Toutes proportions gardées, il s’agit du même mécanisme social et mental qui a permis la criminalisation puis l’extermination des Juifs sous le IIIe Reich. 

Quelque chose de similaire se produit aujourd’hui aux États-Unis de Donald Trump. Des milliers de personnes — principalement de jeunes hommes et des migrants — sont arrêtées et déportées vers des prisons au Salvador, sous l’administration de Nayib Bukele, sans procès préalable ni condamnation définitive. Il suffit d’un simple soupçon d’appartenance à une prétendue bande pour justifier leur détention et leur enfermement. Tout cela s’accompagne, en outre, d’images saisissantes de jeunes menottés, humiliés et soumis à une « discipline » carcérale, diffusées comme partie intégrante du spectacle punitif.

Une fois de plus, ce qui permet que cela se produise, c’est un processus de déshumanisation promu par certains secteurs politiques et médiatiques. En réduisant ces personnes à la catégorie de « délinquants » ou « ennemis », on légitime leur exclusion des droits humains les plus fondamentaux.

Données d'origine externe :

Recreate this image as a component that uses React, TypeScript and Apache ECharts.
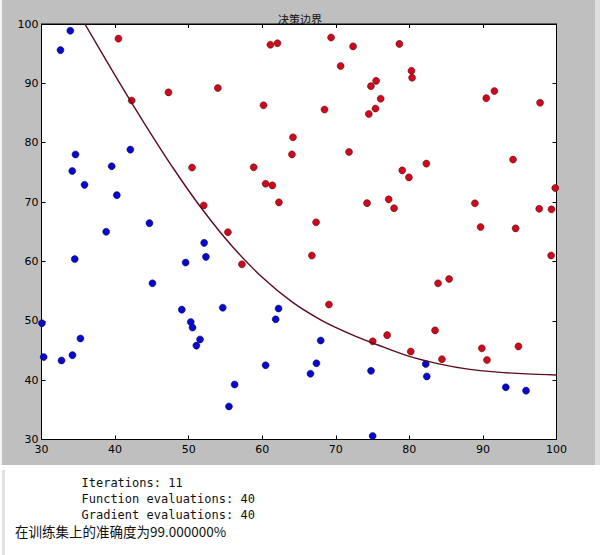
import React, { useEffect, useRef } from "react";
import * as echarts from "echarts";

const chartTitle = "决策边界";

// Admitted (y = 1): exam 1 score, exam 2 score
const admittedExam1 = [60.18, 79.03, 61.11, 75.02, 76.1, 84.43, 82.31, 69.36, 53.97, 69.07, 70.66, 76.98, 89.68, 77.92, 62.27, 80.19, 61.38, 85.4, 52.05, 64.18, 83.9, 94.44, 77.19, 97.77, 62.07, 91.56, 79.94, 99.27, 90.55, 97.65, 74.25, 71.8, 75.4, 40.46, 80.28, 66.75, 64.04, 72.35, 60.46, 58.84, 99.83, 47.26, 50.46, 88.91, 94.83, 67.32, 57.24, 80.37, 68.47, 75.48, 78.64, 94.09, 90.45, 74.49, 89.85, 83.49, 42.26, 99.32, 55.34, 74.78];
const admittedExam2 = [86.31, 75.34, 96.51, 46.55, 87.42, 43.53, 76.48, 97.72, 89.21, 52.74, 92.93, 47.58, 65.8, 68.97, 69.95, 44.82, 72.81, 57.05, 69.43, 80.91, 56.31, 65.57, 70.46, 86.73, 96.77, 88.7, 74.16, 61.0, 43.39, 68.86, 69.82, 78.45, 85.76, 97.54, 92.12, 60.99, 78.03, 96.23, 73.09, 75.86, 72.37, 88.48, 75.81, 69.8, 45.69, 66.59, 59.51, 90.96, 85.59, 90.42, 96.65, 77.16, 87.51, 84.85, 45.36, 48.38, 87.1, 68.78, 64.93, 89.53];

// Not admitted (y = 0)
const rejectedExam1 = [34.62, 30.29, 35.85, 45.08, 95.86, 75.01, 39.54, 67.95, 67.37, 50.53, 34.21, 93.11, 61.83, 38.79, 52.11, 40.24, 54.64, 33.92, 74.79, 34.18, 51.55, 82.37, 51.05, 62.22, 34.52, 50.29, 49.59, 32.58, 35.29, 56.25, 30.06, 44.67, 66.56, 49.07, 32.72, 60.46, 82.23, 42.08, 52.35, 55.48];
const rejectedExam2 = [78.02, 43.89, 72.9, 56.32, 38.23, 30.6, 76.04, 46.68, 42.84, 48.86, 44.21, 38.8, 50.26, 65.0, 63.13, 71.17, 52.21, 98.87, 41.57, 75.24, 46.86, 40.62, 45.82, 52.06, 60.4, 49.8, 59.81, 95.6, 47.02, 39.26, 49.59, 66.45, 41.09, 51.88, 43.31, 42.51, 42.72, 78.84, 60.77, 35.57];

// Decision boundary
const boundaryExam1 = [35.9, 40, 44, 48, 52, 56, 60, 64, 68, 72, 76, 80, 84, 88, 92, 96, 100];
const boundaryExam2 = [100, 91.35, 83.23, 75.53, 68.53, 62.43, 57.33, 53.23, 50.13, 47.77, 45.79, 44.0, 42.75, 41.85, 41.35, 41.05, 40.87];

const axisMin = 30;
const axisMax = 100;
const axisStep = 10;

const outputLines = ["Iterations: 11", "Function evaluations: 40", "Gradient evaluations: 40"];
const accuracyText = "在训练集上的准确度为99.000000%";

const zip = (a: number[], b: number[]) => a.map((v, i) => [v, b[i]]);

export default function App() {
  const ref = useRef<HTMLDivElement>(null);

  useEffect(() => {
    if (!ref.current) return;
    const chart = echarts.init(ref.current, undefined, { renderer: "svg" });

    const axisCommon = {
      type: "value" as const,
      min: axisMin,
      max: axisMax,
      interval: axisStep,
      splitLine: { show: false },
      axisLine: { show: true, onZero: false, lineStyle: { color: "#000", width: 1 } },
      axisTick: { show: true, inside: true, length: 4, lineStyle: { color: "#000" } },
    };

    const labelStyle = {
      color: "#000",
      fontSize: 11,
      fontFamily: "DejaVu Sans",
    };

    chart.setOption({
      animation: false,
      backgroundColor: "#bfbfbf",
      title: {
        text: chartTitle,
        left: "center",
        top: 8,
        textStyle: {
          fontSize: 11,
          fontWeight: "normal",
          color: "#111",
          fontFamily: "Noto Sans CJK SC",
        },
      },
      grid: {
        left: 41.5,
        top: 24,
        right: 43.5,
        bottom: 115.5,
        show: true,
        backgroundColor: "#ffffff",
        borderColor: "#000",
        borderWidth: 1,
      },
      xAxis: [
        { ...axisCommon, position: "bottom", axisLabel: { ...labelStyle, margin: 4 } },
        { ...axisCommon, position: "top", axisLabel: { show: false } },
      ],
      yAxis: [
        { ...axisCommon, position: "left", axisLabel: { ...labelStyle, margin: 3 } },
        { ...axisCommon, position: "right", axisLabel: { show: false } },
      ],
      series: [
        {
          type: "scatter",
          name: "Not admitted",
          data: zip(rejectedExam1, rejectedExam2),
          symbol: "circle",
          symbolSize: 7,
          itemStyle: { color: "#0808cc", borderColor: "#000050", borderWidth: 0.5, opacity: 1 },
          z: 3,
        },
        {
          type: "scatter",
          name: "Admitted",
          data: zip(admittedExam1, admittedExam2),
          symbol: "circle",
          symbolSize: 7,
          itemStyle: { color: "#cc0a1e", borderColor: "#500000", borderWidth: 0.5, opacity: 1 },
          z: 3,
        },
        {
          type: "line",
          name: "Decision boundary",
          data: zip(boundaryExam1, boundaryExam2),
          smooth: 0.3,
          showSymbol: false,
          symbol: "none",
          lineStyle: { color: "#5c0c1e", width: 1.4 },
          z: 4,
        },
      ],
      graphic: [
        {
          type: "rect",
          shape: { x: 0, y: 465, width: 600, height: 90 },
          style: { fill: "#ffffff" },
          silent: true,
        },
        {
          type: "rect",
          shape: { x: 0, y: 0, width: 2, height: 465 },
          style: { fill: "#f4f4f4" },
          silent: true,
        },
        {
          type: "rect",
          shape: { x: 595, y: 0, width: 5, height: 465 },
          style: { fill: "#dedede" },
          silent: true,
        },
        {
          type: "rect",
          shape: { x: 2, y: 470, width: 3, height: 85 },
          style: { fill: "#e2e2e2" },
          silent: true,
        },
        ...outputLines.map((line, i) => ({
          type: "text",
          x: 81.5,
          y: 482.5 + i * 16,
          style: {
            text: line,
            font: "12px 'DejaVu Sans Mono'",
            fill: "#111",
            textVerticalAlign: "middle",
          },
          silent: true,
        })),
        {
          type: "text",
          x: 15,
          y: 530.5,
          style: {
            text: accuracyText,
            font: "13.5px 'Noto Sans CJK SC'",
            fill: "#111",
            textVerticalAlign: "middle",
          },
          silent: true,
        },
      ],
    });

    return () => chart.dispose();
  }, []);

  return (
    <div
      ref={ref}
      style={{ position: "absolute", left: 0, top: 0, width: 600, height: 555, background: "#fff" }}
    />
  );
}
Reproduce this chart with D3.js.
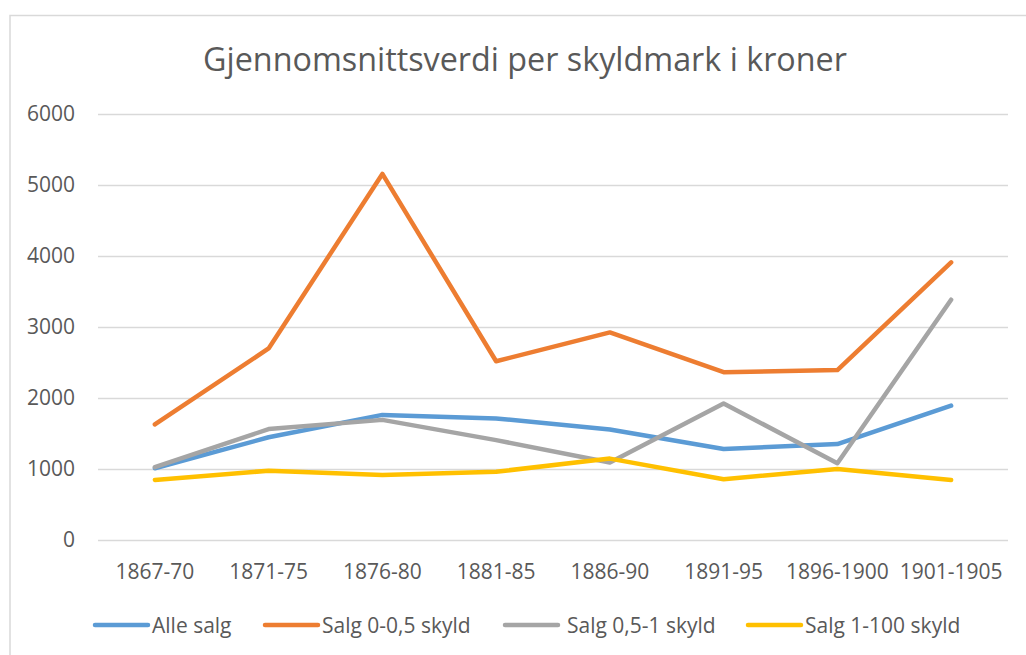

Cette logique punitive — qui criminalise la pauvreté, la jeunesse racisée et la migration — contredit de façon flagrante les valeurs libérales censées régir les États-Unis. 

Il n’est donc pas surprenant que de nombreux cas de personnes innocentes, sans antécédents ni délits, soient révélés : elles ont été déportées et enfermées dans des prisons de haute sécurité sans date de sortie. Des pères de famille, des travailleurs, des jeunes sans affaires judiciaires en cours, déjà condamnés socialement pour le simple fait de « appartenir » à un groupe désigné comme ennemi. 

Comme ce fut le cas dans l’Allemagne des années 1930, si la haine et l’indifférence face aux injustices l’emportent, nos sociétés seront elles aussi rappelées comme un exemple supplémentaire de la façon dont la barbarie est devenue routine, tandis que certains applaudissaient et que la grande majorité détournait le regard.